While there are only few data for the water-level measurement in the “E” area, which is surrounded by a dotted line in the reactor water level chart, it would be safe to conclude from the actual data measured with the water level gauge that there was enough water in the reactor to fully cover the fuel rods. The data measured afterwards also show that the water level did not drop to the top of the fuel rods. This means that there is a significant gap between the result of the MAAP analysis and the actual data. TEPCO insists that the water-level gauge was broken at the time and was not able to take accurate measurements. However, there is no evidence to prove that the gauge was broken at the time. Moreover, the MAAP analysis was made based on the assumption that the main safety relief valves (described as SRVs in the analysis) were operated frequently, although there are no records that prove the use or operation of the valves. TEPCO’s explanation totally lacks credibility and persuasiveness. It seems that TEPCO carried out the MAAP analysis on the basis of such a questionable assumption because it wanted to prove that a core meltdown could occur even though there was no damage to the plant’s piping. It is, however, extremely doubtful that the result of such an analysis correctly reflected what actually happened in the reactor.
Did the temperature in Unit 2 rise?
The temperature in the reactor pressure vessel (RPV) of Unit 2 began rising on February 2, 2012. It exceeded 90oC on February 13 and continued to rise sharply. According to the charts released by TEPCO, one of thermocouple-type thermometers read more than 400oC. TEPCO increased the amount of water injected into the RPV to 17.5 tons. As the company increased the amount of water, it also added boric acid to the water in order to prevent recriticality.
The thermometer that showed the high temperature was installed at 0o in a circumferential direction on the upper part of the bottom head of the RPV. However, another thermometer nearby indicated a temperature decline of 40oC to 30oC. That is why TEPCO has concluded that one of the thermometers in the RPV registered such a high temperature not because the temperature in the RPV actually rose to that level, but because the thermometer did not work due to disconnection or some other reason.
But there is the possibility that molten nuclear fuel moved closer to the thermometer for some reason (operation by staff, earthquake or collapse) and caused the temperature to rise around the thermometer. Another possibility is that there was an active nuclear reaction locally, resulting in the higher temperature. Even if the thermometer was truly broken, we still need to know what caused the breakdown, why such an accident happened at that time, and whether or not other thermometers in the RPV were working normally.
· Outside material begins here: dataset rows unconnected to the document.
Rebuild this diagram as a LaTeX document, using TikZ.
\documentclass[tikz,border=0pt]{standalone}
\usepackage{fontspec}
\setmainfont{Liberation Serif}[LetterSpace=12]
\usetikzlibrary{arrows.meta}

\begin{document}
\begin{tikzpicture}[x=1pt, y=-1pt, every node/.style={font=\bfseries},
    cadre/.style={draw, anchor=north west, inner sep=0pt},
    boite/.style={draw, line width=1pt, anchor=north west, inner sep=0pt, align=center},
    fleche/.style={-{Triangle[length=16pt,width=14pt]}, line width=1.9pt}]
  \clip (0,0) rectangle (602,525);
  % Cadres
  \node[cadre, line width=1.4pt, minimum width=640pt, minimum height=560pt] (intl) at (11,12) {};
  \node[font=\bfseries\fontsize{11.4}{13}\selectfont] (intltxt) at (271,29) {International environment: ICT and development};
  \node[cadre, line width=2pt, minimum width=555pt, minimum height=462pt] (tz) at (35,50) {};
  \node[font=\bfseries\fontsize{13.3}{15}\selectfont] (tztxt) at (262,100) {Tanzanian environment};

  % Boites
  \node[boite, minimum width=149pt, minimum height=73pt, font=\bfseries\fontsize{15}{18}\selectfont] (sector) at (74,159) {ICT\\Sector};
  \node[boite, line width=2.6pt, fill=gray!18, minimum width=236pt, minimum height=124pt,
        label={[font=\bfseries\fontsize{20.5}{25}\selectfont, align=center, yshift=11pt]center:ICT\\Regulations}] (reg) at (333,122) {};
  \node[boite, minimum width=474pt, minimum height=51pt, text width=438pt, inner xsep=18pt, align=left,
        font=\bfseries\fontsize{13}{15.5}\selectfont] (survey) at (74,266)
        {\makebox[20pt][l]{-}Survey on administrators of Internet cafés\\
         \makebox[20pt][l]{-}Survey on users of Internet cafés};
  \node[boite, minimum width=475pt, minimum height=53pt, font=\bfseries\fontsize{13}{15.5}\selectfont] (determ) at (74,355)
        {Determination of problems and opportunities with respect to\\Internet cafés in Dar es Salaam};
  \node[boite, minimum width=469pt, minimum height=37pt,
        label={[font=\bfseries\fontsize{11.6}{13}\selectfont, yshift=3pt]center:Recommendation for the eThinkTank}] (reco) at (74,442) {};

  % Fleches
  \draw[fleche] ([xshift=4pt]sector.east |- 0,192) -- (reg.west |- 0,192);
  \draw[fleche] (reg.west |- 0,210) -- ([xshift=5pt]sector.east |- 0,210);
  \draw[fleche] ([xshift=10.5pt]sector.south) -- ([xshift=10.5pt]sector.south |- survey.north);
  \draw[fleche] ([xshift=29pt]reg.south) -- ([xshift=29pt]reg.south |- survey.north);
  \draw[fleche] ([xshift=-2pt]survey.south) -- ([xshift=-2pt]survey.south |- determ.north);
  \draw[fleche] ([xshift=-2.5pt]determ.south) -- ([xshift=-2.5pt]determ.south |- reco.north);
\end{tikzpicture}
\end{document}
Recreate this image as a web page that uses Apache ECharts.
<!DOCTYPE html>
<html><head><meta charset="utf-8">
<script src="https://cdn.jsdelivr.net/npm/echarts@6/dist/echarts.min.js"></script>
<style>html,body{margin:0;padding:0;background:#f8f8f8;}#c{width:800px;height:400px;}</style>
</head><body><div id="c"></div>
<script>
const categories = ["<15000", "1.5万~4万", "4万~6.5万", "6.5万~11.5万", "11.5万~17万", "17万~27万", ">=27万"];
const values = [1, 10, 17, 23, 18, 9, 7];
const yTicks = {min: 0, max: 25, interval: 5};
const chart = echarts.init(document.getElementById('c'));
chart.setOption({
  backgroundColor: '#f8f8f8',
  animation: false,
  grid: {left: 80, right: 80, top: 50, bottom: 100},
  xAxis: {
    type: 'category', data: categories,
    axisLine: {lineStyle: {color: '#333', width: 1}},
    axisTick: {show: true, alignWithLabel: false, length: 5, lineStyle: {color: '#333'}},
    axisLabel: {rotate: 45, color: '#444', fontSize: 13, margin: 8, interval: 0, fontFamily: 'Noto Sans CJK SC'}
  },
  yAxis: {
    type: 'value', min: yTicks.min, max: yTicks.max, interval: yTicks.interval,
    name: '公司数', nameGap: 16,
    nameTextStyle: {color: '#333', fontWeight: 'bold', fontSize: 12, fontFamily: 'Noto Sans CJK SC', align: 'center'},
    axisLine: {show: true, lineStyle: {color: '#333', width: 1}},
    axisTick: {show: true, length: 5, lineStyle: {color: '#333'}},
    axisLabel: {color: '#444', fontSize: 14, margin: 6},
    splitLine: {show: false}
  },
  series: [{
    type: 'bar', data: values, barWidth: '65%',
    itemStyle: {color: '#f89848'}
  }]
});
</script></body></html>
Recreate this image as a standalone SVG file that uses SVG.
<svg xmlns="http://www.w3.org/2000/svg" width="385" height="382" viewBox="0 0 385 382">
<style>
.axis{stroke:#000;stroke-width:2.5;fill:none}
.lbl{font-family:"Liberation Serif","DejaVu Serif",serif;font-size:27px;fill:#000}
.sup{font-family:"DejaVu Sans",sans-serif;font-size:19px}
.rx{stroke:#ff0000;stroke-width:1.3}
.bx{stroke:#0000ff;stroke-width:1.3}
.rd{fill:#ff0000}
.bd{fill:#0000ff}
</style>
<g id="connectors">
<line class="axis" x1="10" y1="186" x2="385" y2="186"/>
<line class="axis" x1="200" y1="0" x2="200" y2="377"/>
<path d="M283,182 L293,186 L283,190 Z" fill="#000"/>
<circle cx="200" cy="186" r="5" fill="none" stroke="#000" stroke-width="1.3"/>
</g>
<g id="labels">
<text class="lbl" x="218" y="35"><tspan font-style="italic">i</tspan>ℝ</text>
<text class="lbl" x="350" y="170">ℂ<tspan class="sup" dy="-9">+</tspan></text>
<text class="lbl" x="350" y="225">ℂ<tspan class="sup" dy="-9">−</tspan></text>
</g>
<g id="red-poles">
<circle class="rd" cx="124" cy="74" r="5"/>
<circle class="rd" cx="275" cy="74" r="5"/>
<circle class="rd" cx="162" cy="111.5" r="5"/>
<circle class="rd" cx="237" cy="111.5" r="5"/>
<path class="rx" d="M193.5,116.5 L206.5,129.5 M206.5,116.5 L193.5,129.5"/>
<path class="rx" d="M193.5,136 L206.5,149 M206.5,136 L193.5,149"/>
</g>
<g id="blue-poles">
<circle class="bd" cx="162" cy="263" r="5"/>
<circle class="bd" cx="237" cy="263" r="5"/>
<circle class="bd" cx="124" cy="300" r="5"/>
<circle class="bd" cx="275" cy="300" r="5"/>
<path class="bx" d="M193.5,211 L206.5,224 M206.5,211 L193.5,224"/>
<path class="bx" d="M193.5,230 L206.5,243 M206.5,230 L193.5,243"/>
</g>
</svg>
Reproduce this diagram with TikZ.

TEPCO’s explanation about the extremely high temperature indicated the possible loss of just one thermometer in the RPV, but if we consider the future situation of the RPV, this may be a quite serious problem. Should the loss of measuring instruments continue, it will become more difficult, and eventually totally impossible, to know what is going on inside the reactor. Such a situation would not only make it harder for us to determine how to deal with the molten nuclear fuel, but also make the process of cooling the molten fuel even more unstable. This may lead to a further release of radiation from the reactor.